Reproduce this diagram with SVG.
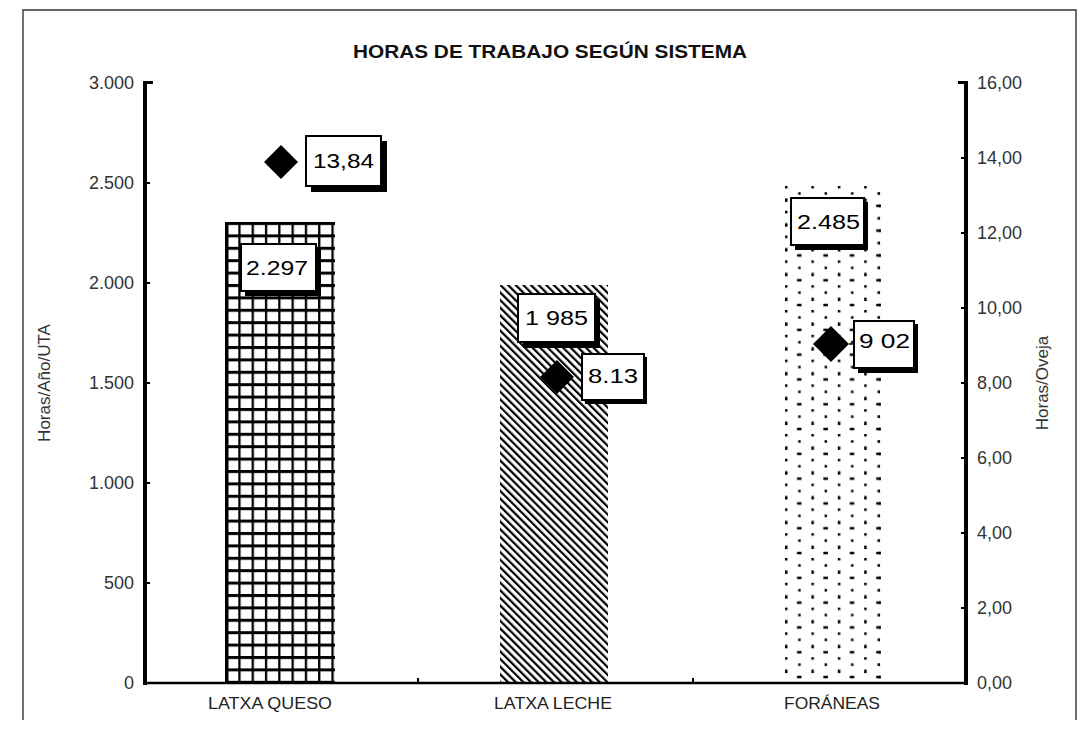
<svg xmlns="http://www.w3.org/2000/svg" width="1087" height="731" viewBox="0 0 1087 731">
<style>
.frame{fill:none;stroke:#333;stroke-width:1.4}
.ax{stroke:#000;fill:none}
.tl{font-family:"Liberation Sans",Arial,sans-serif;font-size:18px;fill:#333}
.at{font-family:"Liberation Sans",Arial,sans-serif;font-size:17px;fill:#333}
.cat{font-family:"Liberation Sans",Arial,sans-serif;font-size:17px;fill:#222}
.title{font-family:"Liberation Sans",Arial,sans-serif;font-size:18px;font-weight:bold;fill:#111}
.box{fill:#fff;stroke:#000;stroke-width:2}
.sh{fill:#000}
.val{font-family:"Liberation Sans",Arial,sans-serif;font-size:20px;fill:#000}
.dia{fill:#000}
</style>
<defs>
<pattern id="grid" patternUnits="userSpaceOnUse" x="225" y="222" width="13.3" height="12.4">
<rect x="0" y="0" width="13.3" height="3" fill="#000"/>
<rect x="0" y="0" width="2.3" height="12.4" fill="#000"/>
</pattern>
<pattern id="diag" patternUnits="userSpaceOnUse" width="5.4" height="5.4" patternTransform="rotate(-45)">
<rect x="0" y="0" width="2.2" height="5.4" fill="#000"/>
</pattern>
<pattern id="dots" patternUnits="userSpaceOnUse" x="785" y="186" width="26.4" height="24.8">
<rect x="0" y="0" width="2.5" height="2.5" fill="#000"/>
<rect x="0" y="12.4" width="2.5" height="3.5" fill="#000"/>
<rect x="13.2" y="6.2" width="2.5" height="2.5" fill="#000"/>
<rect x="12" y="18.6" width="4.5" height="2.5" fill="#000"/>
</pattern>
</defs>

<path class="frame" d="M23,720 V10 H1076 V720"/>

<g id="title"><text class="title" x="550" y="58" text-anchor="middle" textLength="394" lengthAdjust="spacingAndGlyphs">HORAS DE TRABAJO SEGÚN SISTEMA</text></g>

<g id="bars">
<rect id="bar-queso" x="225" y="222" width="110" height="461" fill="url(#grid)"/>
<rect x="225" y="222" width="3.5" height="461" fill="#000"/>
<rect id="bar-leche" x="500" y="285" width="108" height="398" fill="url(#diag)"/>
<rect id="bar-foraneas" x="785" y="186" width="97" height="497" fill="url(#dots)"/>
<rect x="879" y="186" width="3" height="497" fill="url(#dots)"/>
</g>

<g id="axes">
<line class="ax" x1="145" y1="81" x2="145" y2="685" stroke-width="4"/>
<line class="ax" x1="143" y1="82.5" x2="153" y2="82.5" stroke-width="3"/>
<line class="ax" x1="966" y1="81" x2="966" y2="685" stroke-width="4"/>
<line class="ax" x1="958" y1="82.5" x2="968" y2="82.5" stroke-width="3"/>
<line class="ax" x1="143" y1="683" x2="968" y2="683" stroke-width="2.5"/>
<path class="ax" stroke-width="2" d="M147,183h3M147,283h3M147,383h3M147,483h3M147,583h3M964,158h-3M964,233h-3M964,308h-3M964,383h-3M964,458h-3M964,533h-3M964,608h-3M418,683v-5M693,683v-5"/>
</g>

<g id="left-labels">
<text class="tl" x="134" y="89" text-anchor="end">3.000</text>
<text class="tl" x="134" y="189" text-anchor="end">2.500</text>
<text class="tl" x="134" y="289" text-anchor="end">2.000</text>
<text class="tl" x="134" y="389" text-anchor="end">1.500</text>
<text class="tl" x="134" y="489" text-anchor="end">1.000</text>
<text class="tl" x="134" y="589" text-anchor="end">500</text>
<text class="tl" x="134" y="689" text-anchor="end">0</text>
<text class="at" transform="translate(50,383) rotate(-90)" text-anchor="middle">Horas/Año/UTA</text>
</g>

<g id="right-labels">
<text class="tl" x="977" y="89">16,00</text>
<text class="tl" x="977" y="164">14,00</text>
<text class="tl" x="977" y="239">12,00</text>
<text class="tl" x="977" y="314">10,00</text>
<text class="tl" x="977" y="389">8,00</text>
<text class="tl" x="977" y="464">6,00</text>
<text class="tl" x="977" y="539">4,00</text>
<text class="tl" x="977" y="614">2,00</text>
<text class="tl" x="977" y="689">0,00</text>
<text class="at" transform="translate(1048,383) rotate(-90)" text-anchor="middle">Horas/Oveja</text>
</g>

<g id="categories">
<text class="cat" x="270" y="709" text-anchor="middle" textLength="124" lengthAdjust="spacingAndGlyphs">LATXA QUESO</text>
<text class="cat" x="553" y="709" text-anchor="middle" textLength="118" lengthAdjust="spacingAndGlyphs">LATXA LECHE</text>
<text class="cat" x="832" y="709" text-anchor="middle" textLength="96" lengthAdjust="spacingAndGlyphs">FORÁNEAS</text>
</g>

<g id="markers">
<polygon class="dia" points="281,145 298,162 281,179 264,162"/>
<polygon class="dia" points="557,360 574,377 557,394 540,377"/>
<polygon class="dia" points="831,326 849,344 831,362 813,344"/>
<line x1="849" y1="344" x2="855" y2="344" stroke="#000" stroke-width="1.5"/>
</g>

<g id="label-13-84">
<rect class="sh" x="311" y="141" width="76" height="51"/>
<rect class="box" x="306" y="136" width="75" height="50"/>
<text class="val" x="313" y="168" textLength="61" lengthAdjust="spacingAndGlyphs">13,84</text>
</g>
<g id="label-2297">
<rect class="sh" x="245" y="248" width="76" height="48"/>
<rect class="box" x="241" y="244" width="75" height="47"/>
<text class="val" x="246" y="275" textLength="62" lengthAdjust="spacingAndGlyphs">2.297</text>
</g>
<g id="label-1985">
<rect class="sh" x="523" y="299" width="77" height="49"/>
<rect class="box" x="518" y="294" width="77" height="48"/>
<text class="val" x="525" y="325" textLength="63" lengthAdjust="spacingAndGlyphs">1 985</text>
</g>
<g id="label-813">
<rect class="sh" x="585" y="357" width="62" height="47"/>
<rect class="box" x="582" y="354" width="62" height="46"/>
<text class="val" x="588" y="383" textLength="50" lengthAdjust="spacingAndGlyphs">8.13</text>
</g>
<g id="label-2485">
<rect class="sh" x="795" y="202" width="73" height="48"/>
<rect class="box" x="791" y="198" width="73" height="47"/>
<text class="val" x="797" y="229" textLength="63" lengthAdjust="spacingAndGlyphs">2.485</text>
</g>
<g id="label-902">
<rect class="sh" x="858" y="324" width="60" height="49"/>
<rect class="box" x="854" y="321" width="60" height="47"/>
<text class="val" x="859" y="348" textLength="51" lengthAdjust="spacingAndGlyphs">9 02</text>
</g>
</svg>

● ● ● ● ●

[Required task]
Copy the data exactly. Any picture it contains is to be omitted.

[Problem solution]
Reproduce this diagram with SVG.
<svg xmlns="http://www.w3.org/2000/svg" width="1087" height="731" viewBox="0 0 1087 731">
<style>
.frame{fill:none;stroke:#333;stroke-width:1.4}
.ax{stroke:#000;fill:none}
.tl{font-family:"Liberation Sans",Arial,sans-serif;font-size:18px;fill:#333}
.at{font-family:"Liberation Sans",Arial,sans-serif;font-size:17px;fill:#333}
.cat{font-family:"Liberation Sans",Arial,sans-serif;font-size:17px;fill:#222}
.title{font-family:"Liberation Sans",Arial,sans-serif;font-size:18px;font-weight:bold;fill:#111}
.box{fill:#fff;stroke:#000;stroke-width:2}
.sh{fill:#000}
.val{font-family:"Liberation Sans",Arial,sans-serif;font-size:20px;fill:#000}
.dia{fill:#000}
</style>
<defs>
<pattern id="grid" patternUnits="userSpaceOnUse" x="225" y="222" width="13.3" height="12.4">
<rect x="0" y="0" width="13.3" height="3" fill="#000"/>
<rect x="0" y="0" width="2.3" height="12.4" fill="#000"/>
</pattern>
<pattern id="diag" patternUnits="userSpaceOnUse" width="5.4" height="5.4" patternTransform="rotate(-45)">
<rect x="0" y="0" width="2.2" height="5.4" fill="#000"/>
</pattern>
<pattern id="dots" patternUnits="userSpaceOnUse" x="785" y="186" width="26.4" height="24.8">
<rect x="0" y="0" width="2.5" height="2.5" fill="#000"/>
<rect x="0" y="12.4" width="2.5" height="3.5" fill="#000"/>
<rect x="13.2" y="6.2" width="2.5" height="2.5" fill="#000"/>
<rect x="12" y="18.6" width="4.5" height="2.5" fill="#000"/>
</pattern>
</defs>

<path class="frame" d="M23,720 V10 H1076 V720"/>

<g id="title"><text class="title" x="550" y="58" text-anchor="middle" textLength="394" lengthAdjust="spacingAndGlyphs">HORAS DE TRABAJO SEGÚN SISTEMA</text></g>

<g id="bars">
<rect id="bar-queso" x="225" y="222" width="110" height="461" fill="url(#grid)"/>
<rect x="225" y="222" width="3.5" height="461" fill="#000"/>
<rect id="bar-leche" x="500" y="285" width="108" height="398" fill="url(#diag)"/>
<rect id="bar-foraneas" x="785" y="186" width="97" height="497" fill="url(#dots)"/>
<rect x="879" y="186" width="3" height="497" fill="url(#dots)"/>
</g>

<g id="axes">
<line class="ax" x1="145" y1="81" x2="145" y2="685" stroke-width="4"/>
<line class="ax" x1="143" y1="82.5" x2="153" y2="82.5" stroke-width="3"/>
<line class="ax" x1="966" y1="81" x2="966" y2="685" stroke-width="4"/>
<line class="ax" x1="958" y1="82.5" x2="968" y2="82.5" stroke-width="3"/>
<line class="ax" x1="143" y1="683" x2="968" y2="683" stroke-width="2.5"/>
<path class="ax" stroke-width="2" d="M147,183h3M147,283h3M147,383h3M147,483h3M147,583h3M964,158h-3M964,233h-3M964,308h-3M964,383h-3M964,458h-3M964,533h-3M964,608h-3M418,683v-5M693,683v-5"/>
</g>

<g id="left-labels">
<text class="tl" x="134" y="89" text-anchor="end">3.000</text>
<text class="tl" x="134" y="189" text-anchor="end">2.500</text>
<text class="tl" x="134" y="289" text-anchor="end">2.000</text>
<text class="tl" x="134" y="389" text-anchor="end">1.500</text>
<text class="tl" x="134" y="489" text-anchor="end">1.000</text>
<text class="tl" x="134" y="589" text-anchor="end">500</text>
<text class="tl" x="134" y="689" text-anchor="end">0</text>
<text class="at" transform="translate(50,383) rotate(-90)" text-anchor="middle">Horas/Año/UTA</text>
</g>

<g id="right-labels">
<text class="tl" x="977" y="89">16,00</text>
<text class="tl" x="977" y="164">14,00</text>
<text class="tl" x="977" y="239">12,00</text>
<text class="tl" x="977" y="314">10,00</text>
<text class="tl" x="977" y="389">8,00</text>
<text class="tl" x="977" y="464">6,00</text>
<text class="tl" x="977" y="539">4,00</text>
<text class="tl" x="977" y="614">2,00</text>
<text class="tl" x="977" y="689">0,00</text>
<text class="at" transform="translate(1048,383) rotate(-90)" text-anchor="middle">Horas/Oveja</text>
</g>

<g id="categories">
<text class="cat" x="270" y="709" text-anchor="middle" textLength="124" lengthAdjust="spacingAndGlyphs">LATXA QUESO</text>
<text class="cat" x="553" y="709" text-anchor="middle" textLength="118" lengthAdjust="spacingAndGlyphs">LATXA LECHE</text>
<text class="cat" x="832" y="709" text-anchor="middle" textLength="96" lengthAdjust="spacingAndGlyphs">FORÁNEAS</text>
</g>

<g id="markers">
<polygon class="dia" points="281,145 298,162 281,179 264,162"/>
<polygon class="dia" points="557,360 574,377 557,394 540,377"/>
<polygon class="dia" points="831,326 849,344 831,362 813,344"/>
<line x1="849" y1="344" x2="855" y2="344" stroke="#000" stroke-width="1.5"/>
</g>

<g id="label-13-84">
<rect class="sh" x="311" y="141" width="76" height="51"/>
<rect class="box" x="306" y="136" width="75" height="50"/>
<text class="val" x="313" y="168" textLength="61" lengthAdjust="spacingAndGlyphs">13,84</text>
</g>
<g id="label-2297">
<rect class="sh" x="245" y="248" width="76" height="48"/>
<rect class="box" x="241" y="244" width="75" height="47"/>
<text class="val" x="246" y="275" textLength="62" lengthAdjust="spacingAndGlyphs">2.297</text>
</g>
<g id="label-1985">
<rect class="sh" x="523" y="299" width="77" height="49"/>
<rect class="box" x="518" y="294" width="77" height="48"/>
<text class="val" x="525" y="325" textLength="63" lengthAdjust="spacingAndGlyphs">1 985</text>
</g>
<g id="label-813">
<rect class="sh" x="585" y="357" width="62" height="47"/>
<rect class="box" x="582" y="354" width="62" height="46"/>
<text class="val" x="588" y="383" textLength="50" lengthAdjust="spacingAndGlyphs">8.13</text>
</g>
<g id="label-2485">
<rect class="sh" x="795" y="202" width="73" height="48"/>
<rect class="box" x="791" y="198" width="73" height="47"/>
<text class="val" x="797" y="229" textLength="63" lengthAdjust="spacingAndGlyphs">2.485</text>
</g>
<g id="label-902">
<rect class="sh" x="858" y="324" width="60" height="49"/>
<rect class="box" x="854" y="321" width="60" height="47"/>
<text class="val" x="859" y="348" textLength="51" lengthAdjust="spacingAndGlyphs">9 02</text>
</g>
</svg>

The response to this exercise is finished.